Lean into the tools shared in Simplicity Parenting, particularly when life gets full.
The compassionate response; a way of holding children when they are in full flight, witnessing and waiting for their big feelings to pass is a powerful way to model empathy with and for our children. Talking, yelling or reasoning with a child in fight or flight mode is futile. Sending them away to their room, to be on their own as they process can be really frightening too. They are having BIG feelings, and the part of the brain that allows them to be in relationship with us has shut down. Standing close, holding the space in a safe and loving way gives our children the room to move through their big feelings. Once the feelings have passed, you see it in their body when they are ready to be back in relationship with us. Their face and body soften, words become gentler and it’s only then are they able to digest anything you have to say.
Using the compassionate response meditation is not just for use with children. You can transform the ways you imagine other people too. Christmas can be a time where old family wounds can resurface, and instead of seeing just the difficulties, this meditation allows you to see past the behaviours, actions or words that cause you upset to meet the whole person – their unique splendour as human beings as well as the ‘icky bits’ which grate on you and trigger unhelpful reactions.
This mediation does not require any particular preparation, nor is it founded in any particular spiritual tradition. It is a simple method of allowing your imagination to create new and complete pictures of the people in your life which can inspire different ways of reacting when difficulties arise. I’d love to share this with you, it’s an audio file easily emailed. Do let me know if you’d like a copy.

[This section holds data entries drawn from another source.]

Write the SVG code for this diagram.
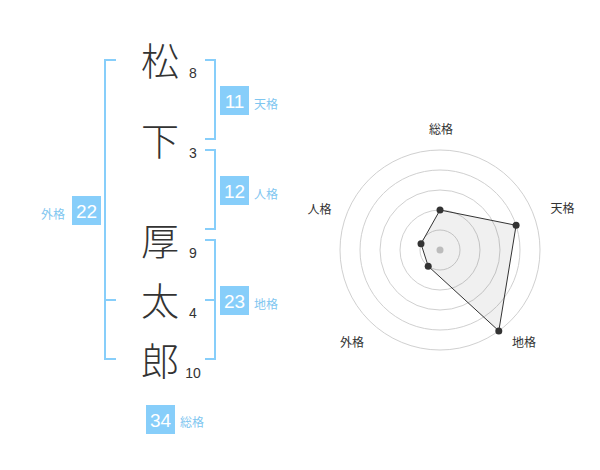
<svg xmlns="http://www.w3.org/2000/svg" width="600" height="470" viewBox="0 0 600 470">
<style>
.ch{font-family:"Noto Sans CJK JP","Noto Sans CJK SC",sans-serif;font-size:38px;font-weight:300;fill:#333;text-anchor:middle}
.num{font-family:"Liberation Sans",Arial,sans-serif;font-size:14px;fill:#333;text-anchor:middle}
.box{fill:#87cefa}
.bt{font-family:"Liberation Sans",Arial,sans-serif;font-size:19px;fill:#fff;text-anchor:middle}
.lb{font-family:"Noto Sans CJK JP","Noto Sans CJK SC",sans-serif;font-size:12px;fill:#7fc6f0}
.br{fill:none;stroke:#87cefa;stroke-width:2}
.ring{fill:none;stroke:#d0d0d0;stroke-width:1}
.rl{font-family:"Noto Sans CJK JP","Noto Sans CJK SC",sans-serif;font-size:12px;fill:#333;text-anchor:middle}
.pt{fill:#333}
</style>
<rect width="600" height="470" fill="#fff"/>
<g id="connectors">
<path class="br" d="M116,60 H105 V359 H116 M105,300 H116"/>
<path class="br" d="M205,60 H215 V139 H205"/>
<path class="br" d="M205,150 H215 V229 H205"/>
<path class="br" d="M205,240 H215 V359 H205 M205,300 H215"/>
</g>
<g id="char-matsu"><text class="ch" x="160" y="74.5">松</text><text class="num" x="193" y="77.5">8</text></g>
<g id="char-shita"><text class="ch" x="160" y="154.5">下</text><text class="num" x="193" y="158">3</text></g>
<g id="char-atsu"><text class="ch" x="160" y="254.5">厚</text><text class="num" x="193" y="257.5">9</text></g>
<g id="char-ta"><text class="ch" x="160" y="314.5">太</text><text class="num" x="193" y="318">4</text></g>
<g id="char-rou"><text class="ch" x="160" y="374.5">郎</text><text class="num" x="193" y="377.5">10</text></g>
<g id="tenkaku"><rect class="box" x="220" y="86" width="29" height="29"/><text class="bt" x="234.5" y="107.5">11</text><text class="lb" x="254" y="108.5">天格</text></g>
<g id="jinkaku"><rect class="box" x="220" y="176" width="29" height="29"/><text class="bt" x="234.5" y="197.5">12</text><text class="lb" x="254" y="198.5">人格</text></g>
<g id="gaikaku"><rect class="box" x="72" y="196" width="29" height="29"/><text class="bt" x="86.5" y="217.5">22</text><text class="lb" x="65" y="218.5" text-anchor="end">外格</text></g>
<g id="chikaku"><rect class="box" x="220" y="286" width="29" height="29"/><text class="bt" x="234.5" y="307.5">23</text><text class="lb" x="254" y="308.5">地格</text></g>
<g id="soukaku"><rect class="box" x="146" y="405" width="29" height="29"/><text class="bt" x="160.5" y="426.5">34</text><text class="lb" x="180" y="427">総格</text></g>
<g id="radar">
<circle class="ring" cx="440" cy="250" r="20"/>
<circle class="ring" cx="440" cy="250" r="40"/>
<circle class="ring" cx="440" cy="250" r="60"/>
<circle class="ring" cx="440" cy="250" r="80"/>
<circle class="ring" cx="440" cy="250" r="100"/>
<circle cx="440" cy="250" r="3.5" fill="#c8c8c8"/>
<polygon points="440,210 516.1,225.3 498.8,330.9 428.2,266.2 421,243.8" fill="#000" fill-opacity="0.06" stroke="#333" stroke-width="1"/>
<circle class="pt" cx="440" cy="210" r="3.5"/>
<circle class="pt" cx="516.1" cy="225.3" r="3.5"/>
<circle class="pt" cx="498.8" cy="330.9" r="3.5"/>
<circle class="pt" cx="428.2" cy="266.2" r="3.5"/>
<circle class="pt" cx="421" cy="243.8" r="3.5"/>
<text class="rl" x="441" y="134">総格</text>
<text class="rl" x="562.5" y="213">天格</text>
<text class="rl" x="524" y="346.5">地格</text>
<text class="rl" x="352" y="346.5">外格</text>
<text class="rl" x="319.5" y="214">人格</text>
</g>
</svg>
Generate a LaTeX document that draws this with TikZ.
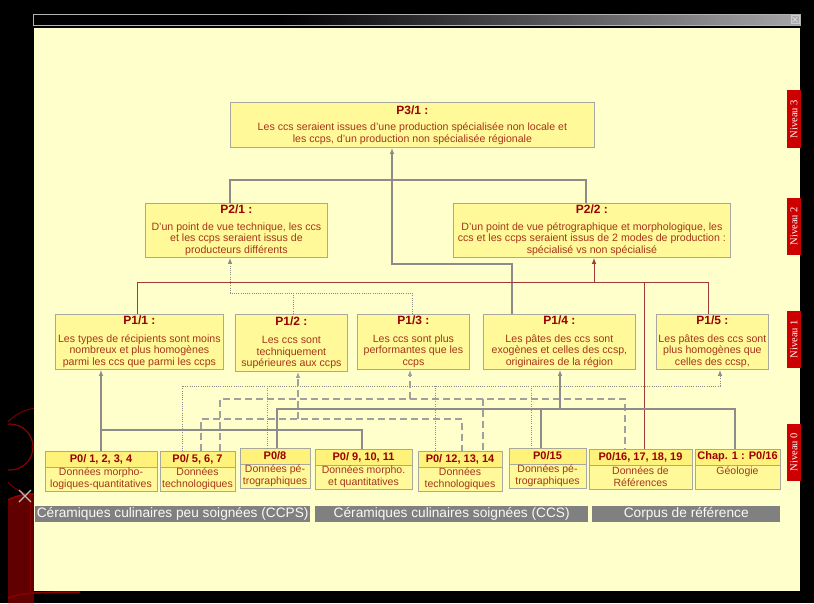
\documentclass[tikz,border=0pt]{standalone}
\usepackage{fontspec}
\setmainfont{Liberation Sans}
\newfontfamily\nivfont{Liberation Serif}
\usetikzlibrary{arrows.meta}
\definecolor{cream}{HTML}{FFFFCC}
\definecolor{boxy}{HTML}{FFF99A}
\definecolor{hdry}{HTML}{FFF27A}
\definecolor{bordg}{HTML}{A8A8A0}
\definecolor{ttl}{HTML}{990000}
\definecolor{txt}{HTML}{A5361A}
\definecolor{lgray}{HTML}{8C8C8C}
\definecolor{dgray}{HTML}{A0A0A0}
\definecolor{lred}{HTML}{A33A3A}
\definecolor{nivred}{HTML}{CC0000}
\definecolor{barg}{HTML}{808080}
\newcommand{\ptitle}[1]{{\fontsize{12}{12}\selectfont\bfseries\color{ttl}#1}}
\tikzset{
  pbox/.style={draw=bordg, fill=boxy, line width=0.8pt, align=center, inner sep=1pt,
    anchor=north west, font=\fontsize{10.6}{11.5}\selectfont, text=txt},
  hbox/.style={draw=bordg, fill=hdry, line width=0.8pt, anchor=north west, outer sep=0pt,
    minimum height=16, inner sep=1pt, font=\fontsize{11}{12}\selectfont\bfseries, text=ttl},
  bbox/.style={draw=bordg, fill=boxy, line width=0.8pt, anchor=north, outer sep=0pt,
    minimum height=24, inner sep=1pt, align=center, font=\fontsize{10.5}{11.8}\selectfont, text=txt},
  barbox/.style={fill=barg, anchor=north west, minimum height=16, inner sep=0pt,
    font=\fontsize{13.7}{15}\selectfont, text=white!95!gray},
  nivbox/.style={fill=nivred, rotate=90, minimum height=14, inner sep=0pt,
    font=\nivfont\fontsize{10.5}{11}\selectfont, text=white},
  gline/.style={draw=lgray, line width=1.3pt},
  rline/.style={draw=lred, line width=1pt},
  dotline/.style={draw=lgray, line width=1pt, dash pattern=on 1pt off 1.2pt},
  dline/.style={draw=dgray, line width=1.5pt, dash pattern=on 7pt off 4pt},
  tip/.style={-{Latex[length=6pt,width=4.5pt]}},
}
\begin{document}
\begin{tikzpicture}[x=1pt,y=-1pt]
\useasboundingbox (0,0) rectangle (814,603);
\fill[black] (0,0) rectangle (814,603);
% left decoration
\begin{scope}
\clip (8,380) rectangle (34,603) (34,591) rectangle (90,603);
\draw[red!45!black, line width=1pt] (40,452) circle (44);
\draw[red!55!black, line width=1.2pt] (10,447) circle (23);
\fill[red!38!black] (8,500) .. controls (15,496) and (25,494) .. (34,494) -- (34,603) -- (8,603) -- cycle;
\draw[red!60!black, line width=1.5pt] (8,500) .. controls (15,496) and (25,494) .. (34,494);
\draw[red!55!black, line width=1.5pt] (8,598) .. controls (20,593) and (40,592) .. (80,592);
\draw[red!50!black, line width=1pt] (30,496) -- (30,591);
\end{scope}
\draw[gray!55, line width=1.2pt] (19,490) -- (31,502) (19,502) -- (31,490);
% title bar
\fill[black] (33,14) rectangle (280,25);
\shade[left color=black, right color=gray!70] (280,14) rectangle (800,25);
\draw[gray!60, line width=0.6pt] (33,14) rectangle (800,25);
\draw[gray!40, fill=gray!65, line width=0.5pt] (791,15.5) rectangle (799,23.5);
\draw[gray!20, line width=0.6pt] (792.5,17) -- (797.5,22) (792.5,22) -- (797.5,17);
% panel
\fill[cream] (34,28) rectangle (800,591);

% level 3
\node[pbox, minimum width=364, minimum height=45] (p31) at (230,102)
 {\ptitle{P3/1 :}\\[5pt]Les ccs seraient issues d'une production spécialisée non locale et\\les ccps, d'un production non spécialisée régionale};
% level 2
\node[pbox, minimum width=182, minimum height=54] (p21) at (145,203)
 {\ptitle{P2/1 :}\\[5pt]D'un point de vue technique, les ccs\\et les ccps seraient issus de\\producteurs différents};
\node[pbox, minimum width=277, minimum height=54] (p22) at (453,203)
 {\ptitle{P2/2 :}\\[5pt]D'un point de vue pétrographique et morphologique, les\\ccs et les ccps seraient issus de 2 modes de production :\\spécialisé vs non spécialisé};
% level 1
\node[pbox, minimum width=168, minimum height=55] (p11) at (55,314)
 {\ptitle{P1/1 :}\\[6pt]Les types de récipients sont moins\\nombreux et plus homogènes\\parmi les ccs que parmi les ccps};
\node[pbox, minimum width=112, minimum height=57] (p12) at (235,314)
 {\ptitle{P1/2 :}\\[7pt]Les ccs sont\\techniquement\\supérieures aux ccps};
\node[pbox, minimum width=112, minimum height=55] (p13) at (357,314)
 {\ptitle{P1/3 :}\\[6pt]Les ccs sont plus\\performantes que les\\ccps};
\node[pbox, minimum width=152, minimum height=55] (p14) at (483,314)
 {\ptitle{P1/4 :}\\[6pt]Les pâtes des ccs sont\\exogènes et celles des ccsp,\\originaires de la région};
\node[pbox, minimum width=112, minimum height=55] (p15) at (656,314)
 {\ptitle{P1/5 :}\\[6pt]Les pâtes des ccs sont\\plus homogènes que\\celles des ccsp,};
% level 0
\node[hbox, minimum width=112] (q1) at (45,451) {P0/ 1, 2, 3, 4};
\node[bbox, minimum width=112] (q1b) at (q1.south) {Données morpho-\\logiques-quantitatives};
\node[hbox, minimum width=75] (q2) at (160,451) {P0/ 5, 6, 7};
\node[bbox, minimum width=75] (q2b) at (q2.south) {Données\\technologiques};
\node[hbox, minimum width=70] (q3) at (240,448) {P0/8};
\node[bbox, minimum width=70] (q3b) at (q3.south) {Données pé-\\trographiques};
\node[hbox, minimum width=97] (q4) at (315,449) {P0/ 9, 10, 11};
\node[bbox, minimum width=97] (q4b) at (q4.south) {Données morpho.\\et quantitatives};
\node[hbox, minimum width=84] (q5) at (418,451) {P0/ 12, 13, 14};
\node[bbox, minimum width=84] (q5b) at (q5.south) {Données\\technologiques};
\node[hbox, minimum width=77] (q6) at (509,448) {P0/15};
\node[bbox, minimum width=77] (q6b) at (q6.south) {Données pé-\\trographiques};
\node[hbox, minimum width=103] (q7) at (589,449) {P0/16, 17, 18, 19};
\node[bbox, minimum width=103] (q7b) at (q7.south) {Données de\\Références};
\node[hbox, minimum width=85] (q8) at (695,449) {Chap. 1 : P0/16};
\node[bbox, minimum width=85] (q8b) at (q8.south) {Géologie\\~};
% bottom bars
\node[barbox, minimum width=275] (c1) at (35,506) {Céramiques culinaires peu soignées (CCPS)};
\node[barbox, minimum width=273] (c2) at (315,506) {Céramiques culinaires soignées (CCS)};
\node[barbox, minimum width=188] (c3) at (592,506) {Corpus de référence};
% niveau labels
\node[nivbox, minimum width=58] (n3) at (794,119) {Niveau 3};
\node[nivbox, minimum width=57] (n2) at (794,226) {Niveau 2};
\node[nivbox, minimum width=57] (n1) at (794,339) {Niveau 1};
\node[nivbox, minimum width=57] (n0) at (794,452) {Niveau 0};

% connectors level 2 -> 3
\coordinate (t1) at (230,180); \coordinate (t2) at (586,180);
\coordinate (t4) at (392,264); \coordinate (t5) at (512,264);
\draw[gline] (t1 |- p21.north) -- (t1) -- (t2) -- (t2 |- p22.north);
\draw[gline, tip] (t5 |- p14.north) -- (t5) -- (t4) -- (t4 |- p31.south);
% red network
\coordinate (r1) at (137,282); \coordinate (r2) at (708,282);
\coordinate (r3) at (594,282); \coordinate (r4) at (644,282);
\draw[rline] (r1 |- p11.north) -- (r1) -- (r2) -- (r2 |- p15.north);
\draw[rline, tip] (r3) -- (r3 |- p22.south);
\draw[rline] (r4) -- (r4 |- q7.north);
% dotted to P2/1
\coordinate (d1) at (230,293); \coordinate (d2) at (412,293); \coordinate (d3) at (293,293);
\draw[dotline] (d2 |- p13.north) -- (d2) -- (d1);
\draw[dotline, tip] (d1) -- (d1 |- p21.south);
\draw[dotline] (d3) -- (d3 |- p12.north);
% dotted to P1/5
\coordinate (g1) at (182,386); \coordinate (g2) at (720,386); \coordinate (g3) at (267,386);
\coordinate (g4) at (435,386); \coordinate (g5) at (531,386);
\draw[dotline] (g1 |- q2.north) -- (g1) -- (g2);
\draw[dotline, tip] (g2) -- (g2 |- p15.south);
\draw[dotline] (g3) -- (g3 |- q3.north);
\draw[dotline] (g4) -- (g4 |- q5.north);
\draw[dotline] (g5) -- (g5 |- q6.north);
% dashed to P1/3
\coordinate (e1) at (220,399); \coordinate (e2) at (625,399);
\coordinate (e3) at (483,399); \coordinate (e4) at (410,399);
\draw[dline] (e1 |- q2.north) -- (e1) -- (e2) -- (e2 |- q7.north);
\draw[dline] (e3) -- (e3 |- q5.north);
\draw[dline, tip] (e4) -- (e4 |- p13.south);
% dashed to P1/2
\coordinate (f1) at (201,419); \coordinate (f2) at (462,419); \coordinate (f3) at (298,419);
\draw[dline] (f1 |- q2.north) -- (f1) -- (f2) -- (f2 |- q5.north);
\draw[dline, tip] (f3) -- (f3 |- p12.south);
% solid to P1/4
\coordinate (u1) at (277,409); \coordinate (u2) at (735,409);
\coordinate (u3) at (541,409); \coordinate (u4) at (560,409);
\draw[gline] (u1 |- q3.north) -- (u1) -- (u2) -- (u2 |- q8.north);
\draw[gline] (u3) -- (u3 |- q6.north);
\draw[gline, tip] (u4) -- (u4 |- p14.south);
% solid to P1/1
\coordinate (s1) at (101,430); \coordinate (s2) at (362,430);
\draw[gline, tip] (s1 |- q1.north) -- (s1 |- p11.south);
\draw[gline] (s1) -- (s2) -- (s2 |- q4.north);
\end{tikzpicture}
\end{document}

Christmas is also a time of the year where days and nights can become loaded with lots of end of year activities. If we’re not deliberate with our decision making around which invitations to accept, suddenly our calendars are overloaded. The joy of celebrating the year can quickly decline into fraught mornings with overtired children and parents with short fuses. Taking a look at a week in advance and choosing to schedule some down time can work wonders for the wellbeing of a family. A kind and loving decline to an invitation is better for everyone than a resentful acceptance.